In your profile you say you just sit at home with your husband all day. What if you HAD to go out, for example, for dialysis? What if it were a matter of life or death for you to get out regularly? You would find a way. You might need help to figure out what is available. You might call the senior help line run by you Area Agency for Aging. You might talk to your clinic's social worker. But one way or another you'd figure out how to manage your own health needs in spite of having a very needy husband.

Getting out regularly IS necessary for your health. I urge you to treat it as such. I know from experience that taking care of a very sick husband who has dementia is very meaningful and rewarding. I would do it again in an eyeblink. But let's be honest: it is also very draining and traumatic and stressful. You must have help. You must be able to turn that responsibility off and do other things that make your heart glad, too.

Now, about the pillbox. Does he consistently take pills out of the wrong box? If he does it every time, then fill the boxes accordingly. Put the night pills in the box labeled Morning. But if it is haphazard, sometimes morning pills in the morning and sometimes night pills in the morning, that will be a little more challenging.

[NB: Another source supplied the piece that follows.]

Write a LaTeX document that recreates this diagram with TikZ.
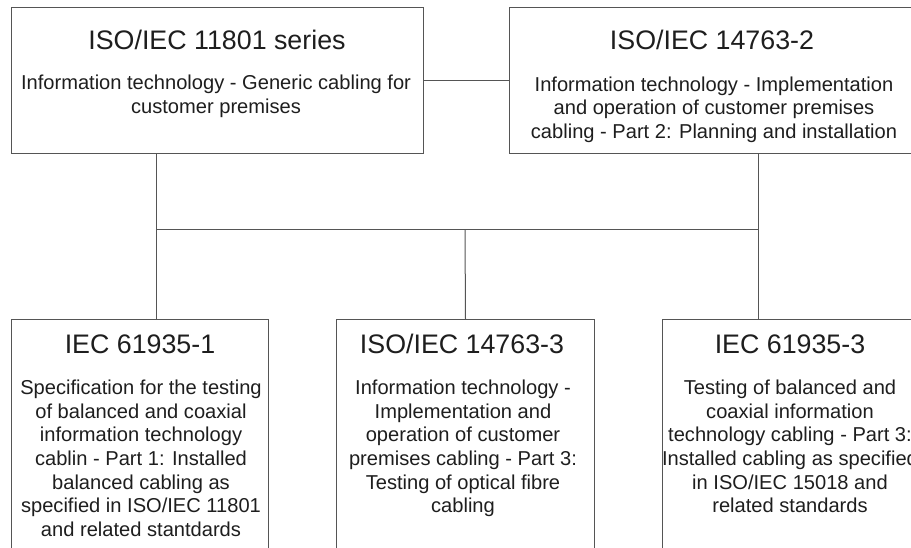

First, make an appointment at his pharmacy to go over this medications. (My clinic system has a pharmacist on staff, which was wonderful. But I have also worked with the person at the drug store with excellent results.) Are there any meds where it really matters if he takes them in the morning or evening? Probably with most it only matters that he takes them once a day or twice a day, and the am/pm designation is mostly a matter of convenience. The ones he takes twice a day are no problem. No matter which box he uses he's getting timely doses. The once-a-day pills (which should be taken every 24 hours) might be taken 12 hours apart or 36 hours apart if he is taking them out of the wrong box inconsistently. Discuss the consequences of that with the pharmacist. We say pick your battles. Learn whether this is a battle worth fighting.

Out of all his pills there may turn out to be only 2 where it is critical that he take them at a particular time every day. Put those two in a different pillbox. Different size or shape and color. Place that box on his night stand or at the breakfast table. Let him be in charge of the other two boxes. Focus on just those two pills where timing is critical.

Is he taking pills out of the wrong box willfully, as a rebellious gesture? Is he doing it out of forgetfulness? If the latter, make sure the boxes are different colors and stored in different places. Morning pills are in the yellow box on his nightstand. Evening pills in a blue box on the table where he eats dinner. If he wants to cooperate, this will make it easier.

He is angry and controlling. Bad combination! I do understand the anger. It amazes me that anyone with dementia isn't angry all the time. What a dirty trick their mind is playing on them! But natural though it seems, being angry all the time is tiring and discouraging. Discuss this anger with his doctors. There can be help with mood issues. That would be good for both of you!

I hope you get some good ideas here! Just knowing that you are not alone can be helpful.

Come back here often. And seek out more local help, too.